Vamos falar aqui da conquista, em janeiro de 2020, do prêmio Globo de Ouro pela série dramática de TV “Sucessão” (“Succession”), uma produção da HBO. Para muitos puristas da sétima arte, o prêmio tem mais peso do que o próprio Oscar, já que este representa a opinião média do pessoal engajado na indústria do cinema, enquanto o Globo de Ouro traz o conjunto das opiniões de membros da Associação de Imprensa Estrangeira de Hollywood. Supostamente, trata-se de um prêmio mais isento. O ator Brian Cox, que faz o patriarca Logan Roy, também foi premiado.
Com duas temporadas completas exibidas até agora, “Sucessão” atraiu olhares do alto empresariado, de muitos executivos que vivem de salário e de bonificações, de aplicadores em bolsa de valores e até mesmo de estudiosos do comportamento humano. A depender da roda de conversas em que surja, pode ser apresentada como um novelão sobre família rica que briga pela sucessão do patriarca, como uma companhia líder na área de mídia e entretenimento em que tudo passa pelo crivo dos pregões de Wall Street, ou como um ambiente tóxico em que impera o cinismo e a absoluta falta de confiança entre os pares.
Um crítico de cinema que escreveu sobre “Sucessão” afirmou que a palavra drama combina bem com as sucessões, mas que o grupo familiar retratado na série lhe pareceu um pouco exagerado. Na sua opinião, a família é rica demais, poderosa demais e desestruturada demais. Para atiçar o debate, diversos especialistas afirmam que a história foi baseada no caso real da News Corporation, de Rupert Murdoch, importante aliado do presidente Donald Trump e dono do canal de TV que leva ao ar o noticiário Fox News, o preferido do presidente norte-americano e rival da reputada CNN.
Há diversos personagens fortes, mas o foco sempre volta para o fundador (Logan Roy, que emularia Rupert Murdoch). Empreendedor astuto, Roy trabalhou duro e fez inúmeras alianças políticas vantajosas. Ao se perceber idoso e já sujeito a doenças incapacitantes (como um AVC que o acomete na primeira temporada e do qual se recuperou penosamente), Roy, ao mesmo tempo em que parece estimular o debate sobre sua sucessão, sabota o processo, confundindo ainda mais a esposa (de segundo casamento), os filhos e os executivos de primeira linha.

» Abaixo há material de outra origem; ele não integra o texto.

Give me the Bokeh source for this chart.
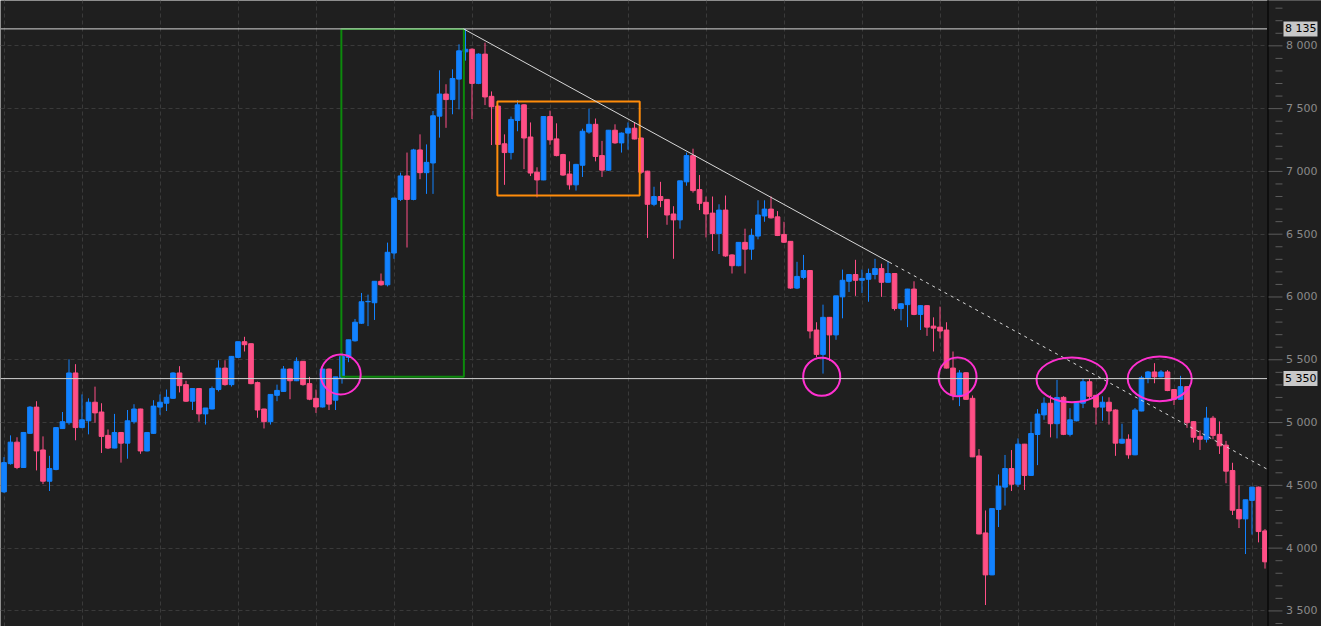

Cobrador de atitudes e resultados, exige iniciativa e alto desempenho de seus familiares e subordinados, mas, ao mesmo tempo, dá trela a um cordão de puxa-sacos (parentes ou assalariados), que só fazem tumultuar o ambiente.
O fato de abordar o drama de uma família empresária bilionária, numa organização igualmente bilionária, não desestimula sua comparação com empreendimentos menores, sejam eles norte-americanos, brasileiros, ou de qualquer outra nacionalidade.
O que pode ser útil para as empresas medianas é notar e anotar o que é feito pelo patriarca, por seus herdeiros e pelas demais pessoas envolvidas. A série ilustra, com brilhantismo, o uso de agendas ocultas, que só tumultuam processos de sucessão. Na vida real, é muito melhor para cada um e para a organização que os desejos de todos sejam explicitados com clareza. Se um fundador ou atual líder, pela razão que for, não estiver mentalmente pronto para deixar a condição de executivo chefe enquanto seus herdeiros consideram que podem fazer melhor que ele, que isso seja posto na mesa com clareza e rapidez. A outra forma de fazer é amplificar a agonia e tolerar um processo desgastante que só irá corroer a organização, acentuar a ruptura e dilapidar o patrimônio.